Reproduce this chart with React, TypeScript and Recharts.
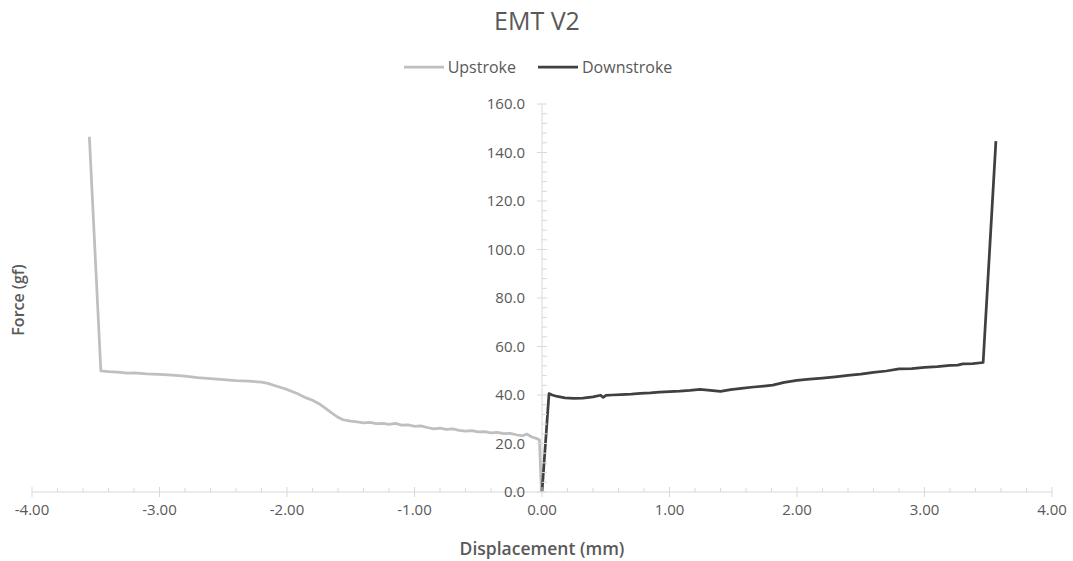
import React, { useLayoutEffect } from 'react';
import { LineChart, Line, XAxis, YAxis, Legend, ReferenceLine } from 'recharts';

// ---------- data ----------
const upX = [
  -3.55, -3.46, -3.4, -3.33, -3.25, -3.2, -3.1, -3.0, -2.9, -2.8, -2.7, -2.6, -2.5, -2.4, -2.3, -2.2,
  -2.15, -2.08, -2.0, -1.92, -1.85, -1.8, -1.75, -1.7, -1.65, -1.6, -1.56, -1.5, -1.45, -1.4, -1.35,
  -1.3, -1.25, -1.2, -1.15, -1.1, -1.05, -1.0, -0.95, -0.9, -0.85, -0.8, -0.75, -0.7, -0.65, -0.6,
  -0.55, -0.5, -0.45, -0.4, -0.35, -0.3, -0.25, -0.2, -0.15, -0.12, -0.08, -0.04, -0.02, -0.005,
];
const upY = [
  146.5, 49.9, 49.6, 49.4, 49.0, 49.1, 48.7, 48.5, 48.2, 47.8, 47.2, 46.8, 46.3, 45.9, 45.7, 45.3,
  44.8, 43.6, 42.3, 40.6, 38.8, 37.8, 36.4, 34.6, 32.6, 30.8, 29.8, 29.2, 28.9, 28.5, 28.7,
  28.2, 28.3, 27.9, 28.3, 27.6, 27.7, 27.1, 27.3, 26.6, 26.0, 26.3, 25.8, 26.0, 25.4, 25.1,
  25.3, 24.8, 24.9, 24.4, 24.6, 24.1, 24.2, 23.6, 23.2, 23.9, 22.7, 22.0, 21.5, 0.4,
];

const downX = [
  0.0, 0.055, 0.08, 0.12, 0.18, 0.25, 0.32, 0.4, 0.46, 0.48, 0.5, 0.55, 0.62, 0.7, 0.77, 0.85, 0.92,
  1.0, 1.08, 1.16, 1.24, 1.32, 1.4, 1.48, 1.58, 1.66, 1.74, 1.81, 1.9, 2.0, 2.1, 2.2, 2.3, 2.4, 2.5,
  2.6, 2.7, 2.8, 2.9, 3.0, 3.1, 3.2, 3.26, 3.3, 3.38, 3.46, 3.56,
];
const downY = [
  0.0, 40.6, 40.0, 39.4, 38.8, 38.6, 38.7, 39.2, 39.9, 39.0, 39.8, 40.0, 40.2, 40.4, 40.7, 40.9, 41.2,
  41.4, 41.6, 41.9, 42.3, 41.9, 41.5, 42.2, 42.8, 43.3, 43.7, 44.1, 45.2, 46.0, 46.5, 47.0, 47.5, 48.1, 48.6,
  49.3, 49.9, 50.8, 50.9, 51.4, 51.7, 52.2, 52.3, 52.8, 52.9, 53.4, 144.7,
];

const xMajorTicks = [-4, -3, -2, -1, 0, 1, 2, 3, 4];
const yMajorTicks = [0, 20, 40, 60, 80, 100, 120, 140, 160];
const xMinorStep = 0.2;
const yMinorStep = 4;

const seriesNames = ['Upstroke', 'Downstroke'];
const titleText = 'EMT V2';
const xTitle = 'Displacement (mm)';
const yTitle = 'Force (gf)';

// ---------- derived ----------
const upData = upX.map((x, i) => ({ x, y: upY[i] }));
const downData = downX.map((x, i) => ({ x, y: downY[i] }));

const buildTicks = (majors: number[], step: number) => {
  const out: number[] = [];
  for (let i = 0; i < majors.length - 1; i++) {
    const a = majors[i];
    const b = majors[i + 1];
    const n = Math.round((b - a) / step);
    for (let k = 0; k < n; k++) out.push(Math.round((a + k * step) * 1000) / 1000);
  }
  out.push(majors[majors.length - 1]);
  return out;
};
const xAllTicks = buildTicks(xMajorTicks, xMinorStep);
const yAllTicks = buildTicks(yMajorTicks, yMinorStep);

// ---------- layout / style ----------
const PAGE_W = 1073;
const PAGE_H = 561;
const PAD = 8;
const W = 1065;
const H = 545;
const Y_AXIS_W = 1;
const X_AXIS_H = 22;
const M = { top: 96, right: 21, left: 23, bottom: 39 };
const PLOT_W = W - M.left - Y_AXIS_W - M.right;
const HALF = PLOT_W / 2;
const FONT = "'Open Sans', 'Noto Sans', sans-serif";
const TEXT = '#595959';
const AXIS = '#d9d9d9';
const UP_COLOR = '#bfbfbf';
const DOWN_COLOR = '#404040';

const isMajor = (v: number, majors: number[]) => majors.some((m) => Math.abs(m - v) < 1e-6);

const XTick = (props: any) => {
  const { x, y, payload } = props;
  const v = payload.value as number;
  if (isMajor(v, xMajorTicks)) {
    return (
      <g>
        <line x1={x} x2={x} y1={y - 5} y2={y + 5} stroke={AXIS} strokeWidth={1} />
        <text x={x} y={y + 23} textAnchor="middle" fill={TEXT} fontSize={15} fontFamily={FONT}>
          {v.toFixed(2)}
        </text>
      </g>
    );
  }
  return <line x1={x} x2={x} y1={y - 4} y2={y} stroke={AXIS} strokeWidth={1} />;
};

const YTick = (props: any) => {
  const { x, y, payload } = props;
  const v = payload.value as number;
  const cx = x + HALF;
  if (isMajor(v, yMajorTicks)) {
    return (
      <g>
        <line x1={cx - 5} x2={cx + 5} y1={y} y2={y} stroke={AXIS} strokeWidth={1} />
        <text x={cx - 17} y={y} dy="0.36em" textAnchor="end" fill={TEXT} fontSize={15} fontFamily={FONT}>
          {v.toFixed(1)}
        </text>
      </g>
    );
  }
  return <line x1={cx} x2={cx + 5} y1={y} y2={y} stroke={AXIS} strokeWidth={1} />;
};

const LegendContent = () => {
  const items = [
    { name: seriesNames[0], color: UP_COLOR },
    { name: seriesNames[1], color: DOWN_COLOR },
  ];
  return (
    <div style={{ display: 'flex', justifyContent: 'center', alignItems: 'center', fontFamily: FONT, fontSize: 16, color: TEXT }}>
      {items.map((it, i) => (
        <div key={it.name} style={{ display: 'flex', alignItems: 'center', marginLeft: i === 0 ? 0 : 22 }}>
          <svg width={40} height={10} style={{ display: 'block' }}>
            <line x1={0} x2={40} y1={5} y2={5} stroke={it.color} strokeWidth={2.75} />
          </svg>
          <span style={{ marginLeft: 4, lineHeight: '20px' }}>{it.name}</span>
        </div>
      ))}
    </div>
  );
};

export default function App() {
  useLayoutEffect(() => {
    document.body.style.margin = '0';
  }, []);
  return (
    <div style={{ position: 'relative', width: PAGE_W, height: PAGE_H, background: '#ffffff' }}>
      <div style={{ position: 'absolute', left: PAD, top: PAD, width: W, height: H }}>
        <LineChart width={W} height={H} margin={M}>
          <XAxis
            type="number"
            dataKey="x"
            domain={[-4, 4]}
            ticks={xAllTicks}
            interval={0}
            tickSize={0}
            tickMargin={0}
            tickLine={false}
            axisLine={{ stroke: AXIS, strokeWidth: 1 }}
            tick={<XTick />}
            height={X_AXIS_H}
            allowDataOverflow
          />
          <YAxis
            type="number"
            dataKey="y"
            domain={[0, 160]}
            ticks={yAllTicks}
            interval={0}
            width={Y_AXIS_W}
            tickSize={0}
            tickMargin={0}
            tickLine={false}
            axisLine={false}
            tick={<YTick />}
            allowDataOverflow
          />
          <ReferenceLine x={0} stroke={AXIS} strokeWidth={1} ifOverflow="visible" />
          <Legend
            verticalAlign="middle"
            align="center"
            content={<LegendContent />}
            wrapperStyle={{ top: 49, left: 0, width: 1060 }}
          />
          <Line
            data={upData}
            dataKey="y"
            name={seriesNames[0]}
            type="linear"
            stroke={UP_COLOR}
            strokeWidth={2.75}
            strokeLinejoin="round"
            dot={false}
            activeDot={false}
            isAnimationActive={false}
          />
          <Line
            data={downData}
            dataKey="y"
            name={seriesNames[1]}
            type="linear"
            stroke={DOWN_COLOR}
            strokeWidth={2.75}
            strokeLinejoin="round"
            dot={false}
            activeDot={false}
            isAnimationActive={false}
          />
        </LineChart>
        <svg
          width={W}
          height={553}
          style={{ position: 'absolute', left: 0, top: 0, pointerEvents: 'none', overflow: 'visible' }}
        >
          <text x={529} y={22} textAnchor="middle" fill={TEXT} fontSize={25} fontFamily={FONT}>
            {titleText}
          </text>
          <text
            x={534}
            y={541}
            dy="0.36em"
            textAnchor="middle"
            fill={TEXT}
            fontSize={17.5}
            fontWeight={600}
            fontFamily={FONT}
          >
            {xTitle}
          </text>
          <text
            x={10}
            y={292}
            dy="0.36em"
            textAnchor="middle"
            transform="rotate(-90 10 292)"
            fill={TEXT}
            fontSize={16}
            fontWeight={600}
            fontFamily={FONT}
          >
            {yTitle}
          </text>
        </svg>
      </div>
    </div>
  );
}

EXERCISE BRIEF ::
Give back exactly the lines from the first line of the data through the line with "YAxis, Legend, ReferenceLine", pictures excluded.

WRITTEN RESPONSE ::
Reproduce this chart with React, TypeScript and Recharts.
import React, { useLayoutEffect } from 'react';
import { LineChart, Line, XAxis, YAxis, Legend, ReferenceLine } from 'recharts';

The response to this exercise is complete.